Electricity is used in light-emitting diodes. There have been some major advances over the last few years in organic light-emitting diodes (OLEDs)20-23 and polymer light-emitting diodes (PLEDs).24-26 However, the generation of white light from OLEDs and PLEDs has proven to be challenging because: 1) blue and white light emitters are not as efficient as green and red emitters;27,28 2) energy down conversion in the case of multilayer devices, i.e. blue light can easily be absorbed by green chromophore and green light can be absorbed by red chromophore which results in one colour emission that depends on their efficiency; 3) bias dependant colour variation i.e. recombination zone of hole and electron is shifted at different bias which leads to different mobility of the charge carriers;29 4) many layers are involved in the multilayer devices which leads to high manufacturing cost;30 and 5) long term stability of emitters such as N—N′-diphenyl-N,N′-bis(3-methyl phenyl)-1,1′-biphenyl-4,4′-diamine (TPD), tris(8-quinolinolato) aluminum (Alq3).31 
Down conversion is the conversion of higher energy UV light into visible light and is widely exploited in phosphors.32 The short-wavelength emitting light sources can be used as efficient pumps to excite organic and inorganic luminescent matrices for subsequent photon emission at lower energies. The main challenge of this process is the degradation of the emitting material, especially in the organic emitting materials, over time because of photodecomposition and other means, as would be known to one skilled in the art.
One of the oldest devices for the production of white light is an incandescent light bulb. An incandescent light bulb produces light by heating a small filament of tungsten to about 2500° C. Despite many years of use, the efficiency (10-12%) is very low.33 
Up-conversion converts cheap near infrared photons via multiphoton processes into visible photons34. Up-conversion is based on sequential absorption and energy transfer steps involving real metastable excited state that is intermediate in energy between the ground state and the emitting state of the ion. This process requires the absorption of at least two photons to provide sufficient energy for the up-converted emission to occur. This process is different from multiphoton absorption process which occurs through the simultaneous absorption of two or more photons via a non-stationary virtual quantum mechanical state in a medium, requiring high excitation densities.
Lanthanide ions are suitable candidates for up-conversion processes because of their crystal field-split (stark) level structure that provides many intermediate levels with favorable spacing and their long-lived excited states.
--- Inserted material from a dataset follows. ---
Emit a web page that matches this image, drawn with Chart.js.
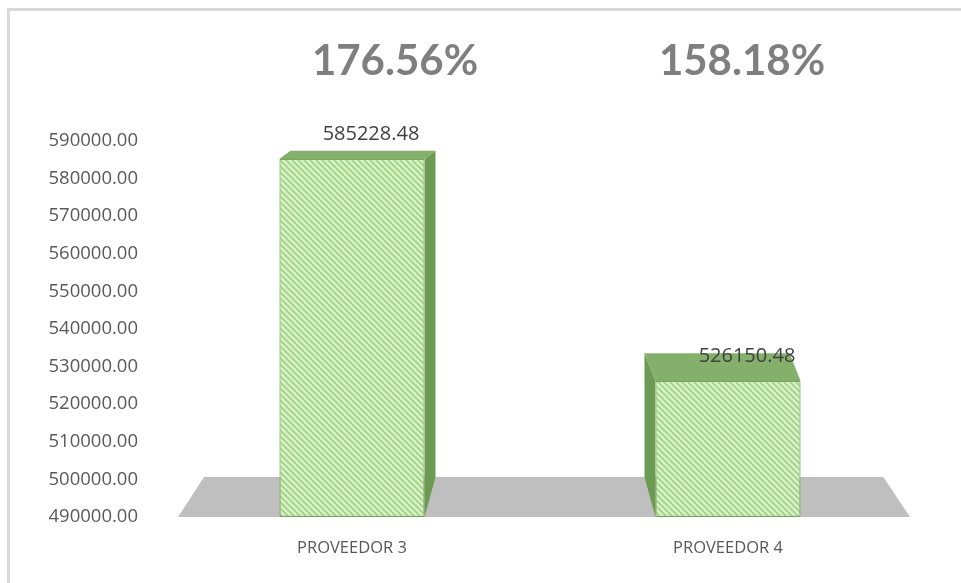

Moreover, cheap NIR diode continuous wave (CW) laser can be used as excitation source.
In order to achieve an efficient, cost effective and durable white light source, the following points may be considered: i) stable photocycle of the emitting species; ii) one cheap excitation source (e.g. 980 nm CW laser) and efficient absorption; iii) easy control over the luminescence intensity of red, green, and blue emission; and iv) easy and cost effective fabrication of the device. It is an object of the invention to overcome the deficiencies in the prior art.